Göttlichs Mahnung fand kein Gehör
Ende September schien bereits das Tischtuch zwischen Oke Göttlich und zumindest dem Trainer zerschnitten. Der Präsident vom Millerntor äußerte sich in einem Interview zur Tendenz der Mannschaft. Bornemann antwortete öffentlich und nahm die Schuld auf sich, warf sich vor den Chefcoach. Im „kicker“ sagte er: „Die Kritik hinsichtlich der sportlichen Entwicklung beziehe ich selbstverständlich auch auf meine Arbeit als sportlich Verantwortlicher – und dieser Kritik stelle ich mich.“ Am Trainer wollte er da noch festhalten.
“Er oder ich“?
Nun die Kehrtwende beim braun-weißen Manager, vielleicht auch ein Selbstschutz, denn möglicherweise war Schultz schon da bei Göttlich in Ungnade gefallen. Vielleicht war es auch die Frage “er oder ich“ oder “beide“. Anscheinend schlug sich Bornemann auf die Seite des Präsidenten, um seinen eigenen Job zu retten. Das Bauernopfer war Schultz, der 17 Jahre für den Verein in verschiedenen Positionen tätig war.
Zeit verschenkt
Der Zeitpunkt der Entlassung ist mehr als ungünstig gewählt.
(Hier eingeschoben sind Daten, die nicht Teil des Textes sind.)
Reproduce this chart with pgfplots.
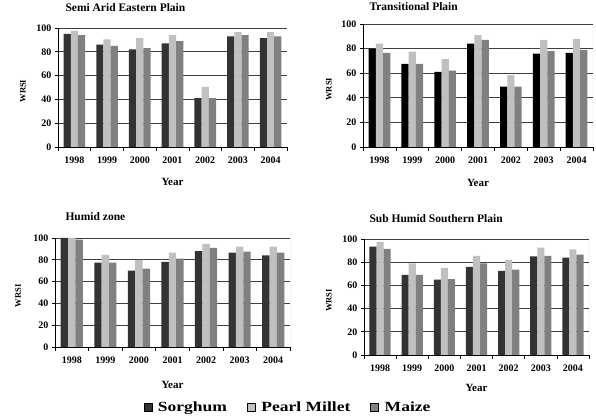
\documentclass[border=0pt]{standalone}
\usepackage{fontspec}
\setmainfont{Liberation Serif}
\usepackage{graphicx}
\usepackage{pgfplots}
\pgfplotsset{compat=1.18}

\definecolor{sor}{HTML}{333333}
\definecolor{pm}{HTML}{C0C0C0}
\definecolor{mz}{HTML}{808080}

\pgfplotsset{
 panel/.style={
  scale only axis, anchor=south west,
  ybar=0pt, bar width=0.22,
  xmin=-0.5, xmax=6.5, ymin=0, ymax=100,
  xtick={0,...,6}, xticklabels={1998,1999,2000,2001,2002,2003,2004},
  minor xtick={-0.5,0.5,...,6.5},
  ytick={0,20,...,100},
  axis x line=bottom, axis y line=left,
  axis line style={-, black, line width=0.8pt},
  ymajorgrids, grid style={black!75, line width=0.7pt},
  major x tick style={draw=none},
  tick align=outside, major tick length=3pt, minor tick length=4pt,
  tick style={black, line width=0.6pt},
  /pgf/number format/assume math mode=true,
  tick label style={font=\bfseries\fontsize{10}{12}\selectfont},
  xticklabel style={yshift=-3pt},
  xlabel={Year}, ylabel={WRSI},
  xlabel style={font=\bfseries\fontsize{11}{12}\selectfont},
  ylabel style={font=\bfseries\fontsize{8.5}{10}\selectfont, anchor=center},
  title style={font=\bfseries\fontsize{11.5}{13}\selectfont, at={(axis description cs:0,1)}, anchor=west},
  every axis plot/.append style={draw=none},
 },
}

\begin{document}
\begin{tikzpicture}
\path[use as bounding box] (0pt,0pt) rectangle (596pt,419pt);

% Semi Arid Eastern Plain
\begin{axis}[panel, at={(58pt,272pt)}, width=229pt, height=119pt,
  title={Semi Arid Eastern Plain}, title style={xshift=4pt, yshift=14pt},
  ylabel style={at={(axis description cs:-0.153,0.47)}},
  xlabel style={at={(axis description cs:0.5,0)}, anchor=center, yshift=-35pt}]
\addplot[fill=sor] coordinates {(0,95) (1,86) (2,82) (3,87) (4,41) (5,93) (6,91.5)};
\addplot[fill=pm] coordinates {(0,97.5) (1,90.5) (2,91.5) (3,94) (4,50.5) (5,96.5) (6,96.5)};
\addplot[fill=mz] coordinates {(0,94) (1,85) (2,83) (3,89) (4,41) (5,94) (6,93)};
\draw[black!35, line width=0.8pt] (rel axis cs:1,0) -- (rel axis cs:1,1);
\end{axis}

% Transitional Plain
\begin{axis}[panel, at={(363pt,272pt)}, width=230pt, height=123pt,
  title={Transitional Plain}, title style={xshift=3pt, yshift=11pt},
  ylabel style={at={(axis description cs:-0.148,0.47)}},
  xlabel style={at={(axis description cs:0.5,0)}, anchor=center, yshift=-36pt}]
\addplot[fill=black] coordinates {(0,80) (1,67.5) (2,61) (3,84) (4,49) (5,76) (6,76.5)};
\addplot[fill=pm] coordinates {(0,84) (1,77.5) (2,71.5) (3,91) (4,58.5) (5,87) (6,88)};
\addplot[fill=mz] coordinates {(0,76.5) (1,67.5) (2,62) (3,87) (4,49) (5,78) (6,79)};
\draw[black!35, line width=0.8pt] (rel axis cs:1,0) -- (rel axis cs:1,1);
\end{axis}

% Humid zone
\begin{axis}[panel, at={(55pt,72pt)}, width=235pt, height=109pt,
  title={Humid zone}, title style={xshift=7pt, yshift=15pt},
  ylabel style={at={(axis description cs:-0.157,0.47)}},
  xlabel style={at={(axis description cs:0.5,0)}, anchor=center, yshift=-38pt}]
\addplot[fill=sor] coordinates {(0,100) (1,77.5) (2,70) (3,78) (4,88) (5,86.5) (6,84)};
\addplot[fill=pm] coordinates {(0,100) (1,84.5) (2,80) (3,86.5) (4,94.5) (5,92) (6,92)};
\addplot[fill=mz] coordinates {(0,98.5) (1,77.5) (2,72) (3,81) (4,91) (5,87.5) (6,86.5)};
\draw[black!35, line width=0.8pt] (rel axis cs:1,0) -- (rel axis cs:1,1);
\end{axis}

% Sub Humid Southern Plain
\begin{axis}[panel, at={(364pt,64pt)}, width=225pt, height=116pt,
  title={Sub Humid Southern Plain}, title style={xshift=2pt, yshift=14pt},
  ylabel style={at={(axis description cs:-0.156,0.47)}},
  xlabel style={at={(axis description cs:0.5,0)}, anchor=center, yshift=-33pt}]
\addplot[fill=sor] coordinates {(0,93.5) (1,69) (2,65) (3,76) (4,72.5) (5,85) (6,84)};
\addplot[fill=pm] coordinates {(0,97.5) (1,79) (2,75) (3,85.5) (4,82) (5,92.5) (6,91)};
\addplot[fill=mz] coordinates {(0,91.5) (1,69) (2,65.5) (3,79) (4,73.5) (5,85.5) (6,86.5)};
\draw[black!35, line width=0.8pt] (rel axis cs:1,0) -- (rel axis cs:1,1);
\end{axis}

% Legend
\begin{axis}[at={(288pt,12pt)}, anchor=center, hide axis, scale only axis,
  width=10pt, height=10pt, xmin=0, xmax=1, ymin=0, ymax=1,
  legend image code/.code={\fill[#1] (0pt,-4pt) rectangle (8pt,4pt);},
  legend style={at={(0.5,0.5)}, anchor=center, draw=none, fill=white,
    legend columns=3, font=\bfseries\fontsize{14}{16}\selectfont,
    inner ysep=3pt,
    /tikz/every odd column/.append style={column sep=4pt},
    /tikz/every even column/.append style={column sep=18pt}}]
\addlegendimage{fill=sor}
\addlegendentry{\scalebox{1.25}[1]{Sorghum}}
\addlegendimage{fill=pm}
\addlegendentry{\scalebox{1.25}[1]{Pearl Millet}}
\addlegendimage{fill=mz}
\addlegendentry{\scalebox{1.25}[1]{Maize}}
\end{axis}
\end{tikzpicture}
\end{document}
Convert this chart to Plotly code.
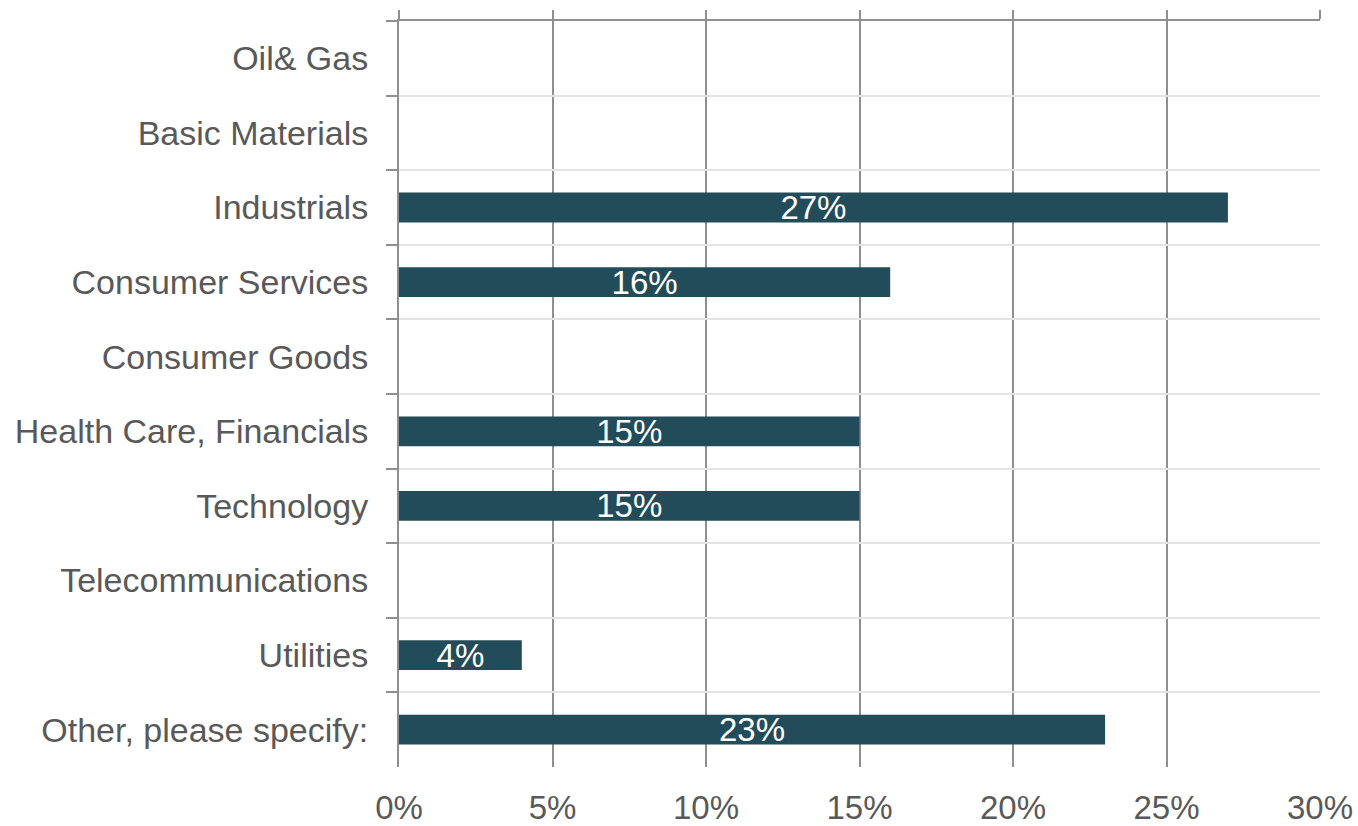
import plotly.graph_objects as go

# Share of respondents by sector
sectors = [
    "Oil& Gas",
    "Basic Materials",
    "Industrials",
    "Consumer Services",
    "Consumer Goods",
    "Health Care, Financials",
    "Technology",
    "Telecommunications",
    "Utilities",
    "Other, please specify:",
]
shares = [0, 0, 27, 16, 0, 15, 15, 0, 4, 23]
x_ticks = [0, 5, 10, 15, 20, 25, 30]

BAR_COLOR = "#234c5a"
TEXT_GRAY = "#595959"
AXIS_GRAY = "#8f8f8f"
GRID_LIGHT = "#e4e4e4"
FONT = "Liberation Sans, Arial, sans-serif"

labels = [f"{v}%" if v else "" for v in shares]

fig = go.Figure()
fig.add_trace(
    go.Bar(
        x=shares,
        y=sectors,
        orientation="h",
        marker=dict(color=BAR_COLOR, line=dict(width=0)),
        width=0.4,
        text=labels,
        textposition="inside",
        insidetextanchor="middle",
        constraintext="none",
        textfont=dict(color="white", size=33, family=FONT),
        hoverinfo="skip",
    )
)
# invisible trace that carries the top value axis (tick stubs above the plot)
fig.add_trace(
    go.Scatter(x=[0, 30], y=[sectors[0], sectors[0]], xaxis="x2",
               mode="markers", marker=dict(opacity=0), hoverinfo="skip",
               showlegend=False)
)

fig.update_layout(
    width=1358,
    height=826,
    margin=dict(l=399, r=38, t=21, b=59),
    paper_bgcolor="white",
    plot_bgcolor="white",
    showlegend=False,
    font=dict(family=FONT, color=TEXT_GRAY),
    xaxis=dict(
        range=[0, 30],
        tickvals=x_ticks,
        ticktext=[f"{t}%" for t in x_ticks],
        showgrid=True,
        gridcolor=AXIS_GRAY,
        gridwidth=2,
        zeroline=False,
        showline=False,
        ticks="outside",
        ticklen=11,
        tickcolor="rgba(0,0,0,0)",
        tickfont=dict(size=33, color=TEXT_GRAY, family=FONT),
        automargin=False,
        fixedrange=True,
    ),
    xaxis2=dict(
        range=[0, 30],
        overlaying="x",
        side="top",
        tickvals=x_ticks,
        showticklabels=False,
        showgrid=False,
        zeroline=False,
        showline=True,
        linecolor=AXIS_GRAY,
        linewidth=2,
        ticks="outside",
        ticklen=9,
        tickwidth=2,
        tickcolor=AXIS_GRAY,
        automargin=False,
    ),
    yaxis=dict(
        categoryorder="array",
        categoryarray=sectors,
        range=[len(sectors) - 0.5, -0.5],
        tickson="boundaries",
        showgrid=True,
        gridcolor=GRID_LIGHT,
        gridwidth=2,
        zeroline=False,
        showline=True,
        linecolor=AXIS_GRAY,
        linewidth=2,
        ticks="outside",
        ticklen=11,
        tickwidth=2,
        tickcolor=AXIS_GRAY,
        ticklabelstandoff=22,
        tickfont=dict(size=34, color=TEXT_GRAY, family=FONT),
        automargin=False,
        fixedrange=True,
    ),
)

fig.write_html("out.html")
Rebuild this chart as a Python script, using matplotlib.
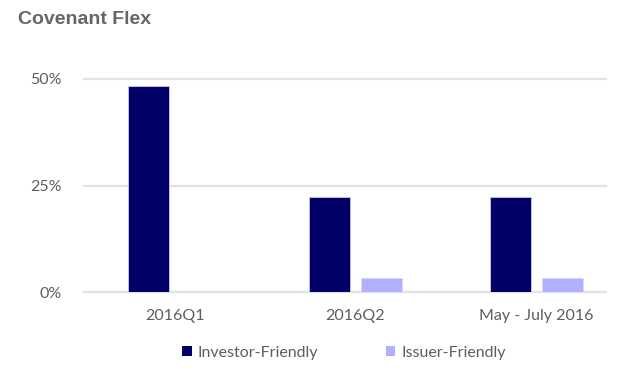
import numpy as np
import matplotlib.pyplot as plt
from matplotlib.patches import Patch

plt.rcParams['font.family'] = ['Lato', 'DejaVu Sans']

categories = ['2016Q1', '2016Q2', 'May - July 2016']
investor_friendly = [48.4, 22.3, 22.3]
issuer_friendly = [0.0, 3.3, 3.3]
yticks = [0, 25, 50]

dark = '#000066'
light = '#b0b0ff'
text_gray = '#5e5e5e'

fig = plt.figure(figsize=(6.44, 3.77), dpi=100)
ax = fig.add_axes([84 / 644, 1 - 292 / 377, 522 / 644, 213 / 377])

x = np.arange(len(categories))
w = 0.226
off = 0.144
ax.bar(x - off, investor_friendly, width=w, color=dark, edgecolor='#c8c8ee', linewidth=0.6, zorder=3)
ax.bar(x + off, issuer_friendly, width=w, color=light, edgecolor='#d8d8ff', linewidth=0.6, zorder=3)

ax.set_xlim(-0.5, 2.384)
ax.set_ylim(0, 50)
ax.set_yticks(yticks)
ax.set_yticklabels([f'{v}%' for v in yticks])
ax.set_xticks(x)
ax.set_xticklabels(categories)
ax.tick_params(axis='both', length=0, labelsize=11.5, colors=text_gray)
ax.tick_params(axis='x', pad=12)
ax.tick_params(axis='y', pad=16)
ax.yaxis.grid(True, color='#e2e2e2', linewidth=1.6, zorder=0)
ax.set_axisbelow(True)
for s in ax.spines.values():
    s.set_visible(False)
for line in ax.get_ygridlines():
    line.set_clip_on(False)

fig.text(18 / 644, 1 - 20 / 377, 'Covenant Flex', fontsize=14, fontweight='bold',
         family=['Liberation Sans', 'DejaVu Sans'],
         color='#666666', va='center', ha='left')

handles = [Patch(facecolor=dark, label='Investor-Friendly'),
           Patch(facecolor=light, label='Issuer-Friendly')]
fig.legend(handles=handles, loc='center', bbox_to_anchor=(344 / 644, 1 - 353 / 377),
           ncol=2, frameon=False, fontsize=11.5, labelcolor=text_gray,
           handlelength=0.6, handleheight=0.6, handletextpad=0.4, columnspacing=4.2)

fig.savefig('out.png', dpi=100)
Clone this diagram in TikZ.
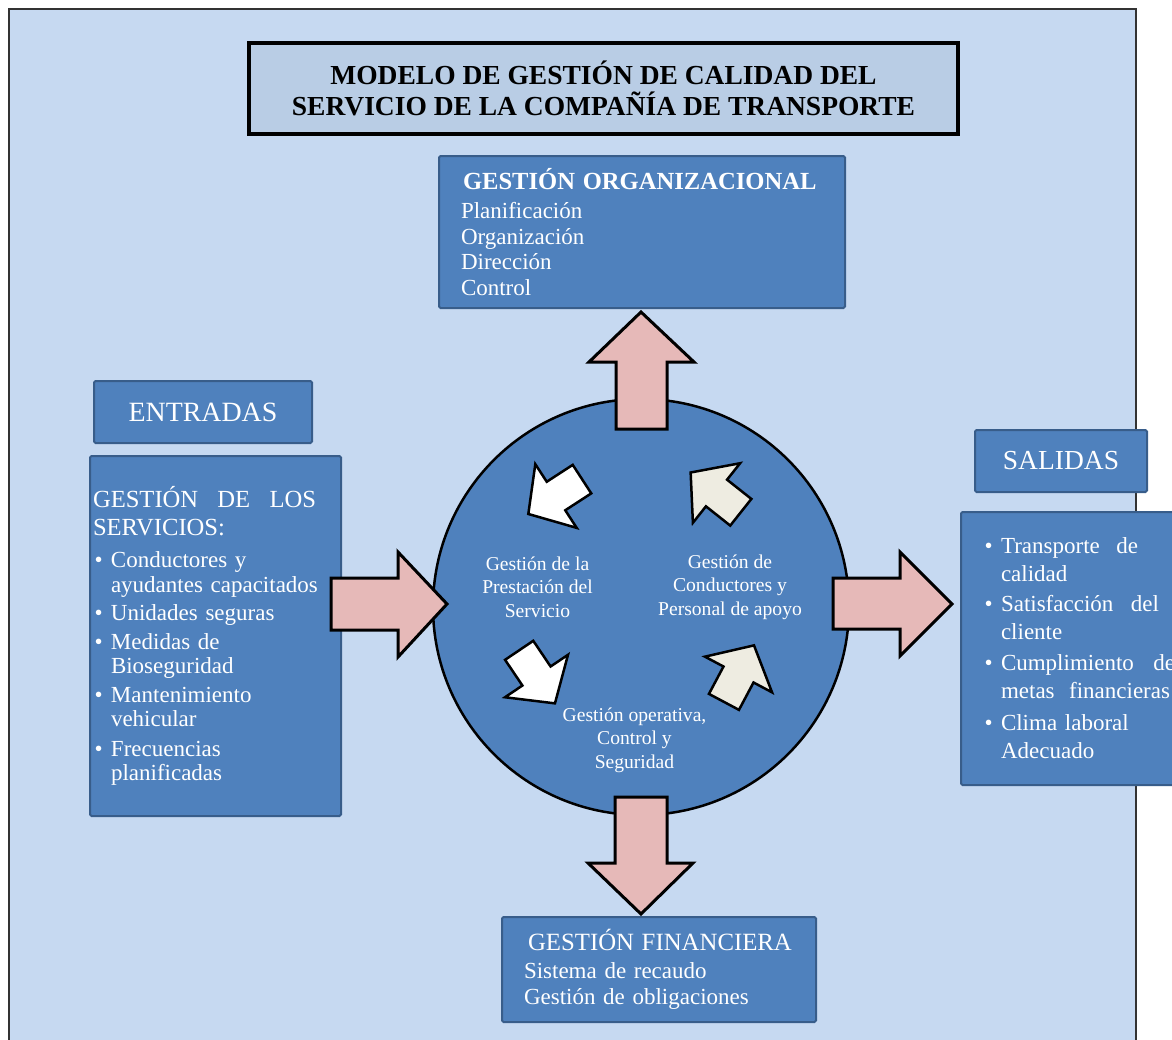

Vor dreieinhalb Wochen absolvierte der FC St. Pauli sein vorerst letztes Zweitligaspiel. 4:4-Unentschieden ging es beim Karlsruher SC aus. Dabei machte das Schultz-Team drei Rückstände wett. Schon direkt danach hätte man die Reißleine ziehen müssen, dann wäre man jetzt schon viel weiter. So verlor man wertvolle Zeit, denn am kommenden Freitag startet die Mannschaft in die Wintervorbereitung – und zwar ohne Cheftrainer.
Derby-Fluch am Millerntor
Den letzten Dreier gab es Mitte Oktober gegen den Hamburger SV. Der „Derby-Fluch“ hat den Club danach ereilt, übrigens nicht zum ersten Mal – und damit auch Schultz. Tabellenplatz 15 ist für den Herbstmeister der vorangegangenen Saison nicht zufriedenstellend. Der Absturz in die 3. Liga droht sogar, denn die Kiezlicker sind punktgleich mit dem Vorletzten 1. FC Magdeburg. Bornemann steht nun unter extremen Druck. Er muss jetzt einen Nachfolger finden, der sich das beschädigte Konstrukt antut und den Karren aus dem Dreck zieht. 17 Spiele hat er dafür maximal Zeit. Vor elf Jahren spielte der FC St. Pauli das letzte Mal in der Bundesliga, in der 3. Liga (damals noch Regionalliga) zuletzt im Jahre 2007.